Querer viver intensamente é pecado,
meio caminho andado
para a desilusão.
Acabamos sempre sozinhos,
insatisfeitos,
no meio da multidão.

Onde estás, coragem?
Porque me deixo levar assim?
Quando aquilo que quero para mim,´
está mais longe e mais alto?!
Porque não me atrevo a dar o salto
para a outra margem?!

Que absurdo é viver
com regras e imposições.
Que absurdo é fazer, porque tem de ser,
por medo de retaliações.

Ponho a máscara da normalidade
consentida.
Controlo esta ansiedade,
descabida.

Eu quero, eu preciso do in extremis.

quarta-feira, 1 de dezembro de 2010

Paulo

Tem 15 anos, ele. O que se sabe da vida? Um quase nada. Mas, nesse quase nada adivinho já muitas desilusões e desatinos. As suas mãos são feitas de dedos nervosos e o olhar é ansioso. A roupa que cobre o seu corpo magro está mal cuidada. Tudo nele é um desalinho.

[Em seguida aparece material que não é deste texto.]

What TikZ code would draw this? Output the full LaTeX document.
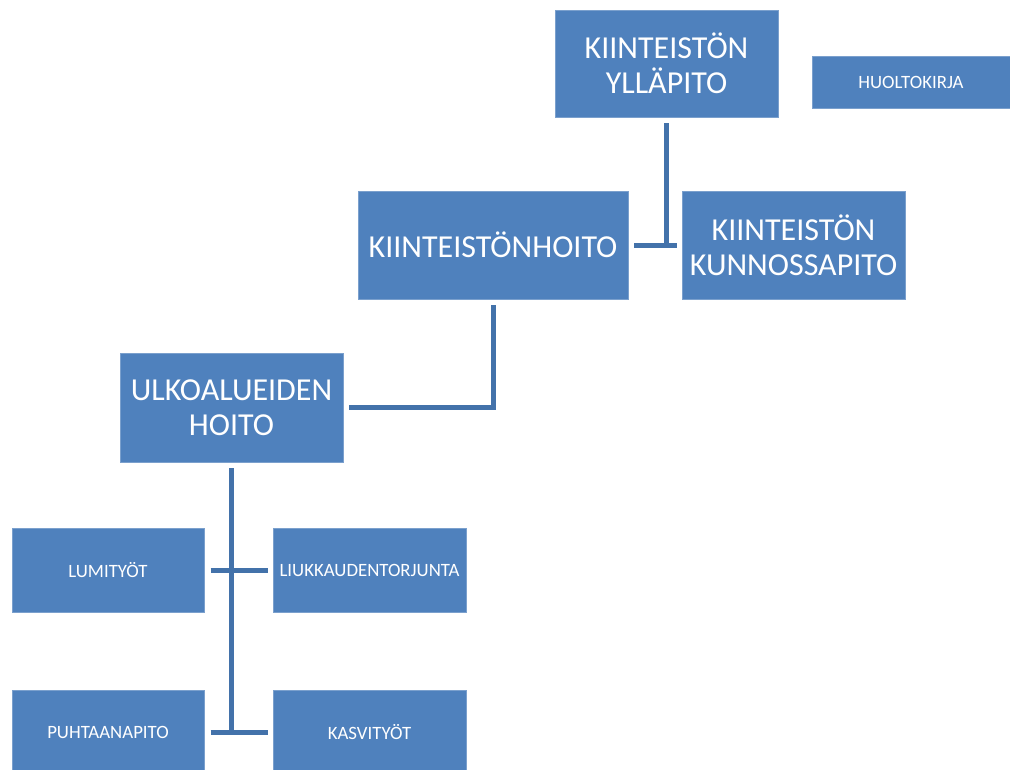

A folha que lhe dei está em branco. Separou a carteira dele de todas as outras e eu deixei. Ficou assim, tolo, no meio da sala, afastado de tudo e de todos. Entre nós um corredor de pequenas cabeças debruçadas sobre o trabalho. Silêncio. Não uma provocação, mas um pedido mudo de ajuda...eu sei...adivinho-o.

Vou até é ele e peço-lhe, baixinho, que se levante e venha comigo até às largas janelas da sala. "Para quê?" pergunta-me, confuso. Insisto.

Olhamos os dois lá para fora. "Repara, Paulo, como é bonito o Outono." Ele ri-se e em jeito de desafio diz-me que só vê mato, lixo. "Estás enganado. Olha lá com atenção. Não vês as cores das folhas das árvores...os castanhos, os amarelos...e a chuva a bater nelas? Vão acabar por cair todas."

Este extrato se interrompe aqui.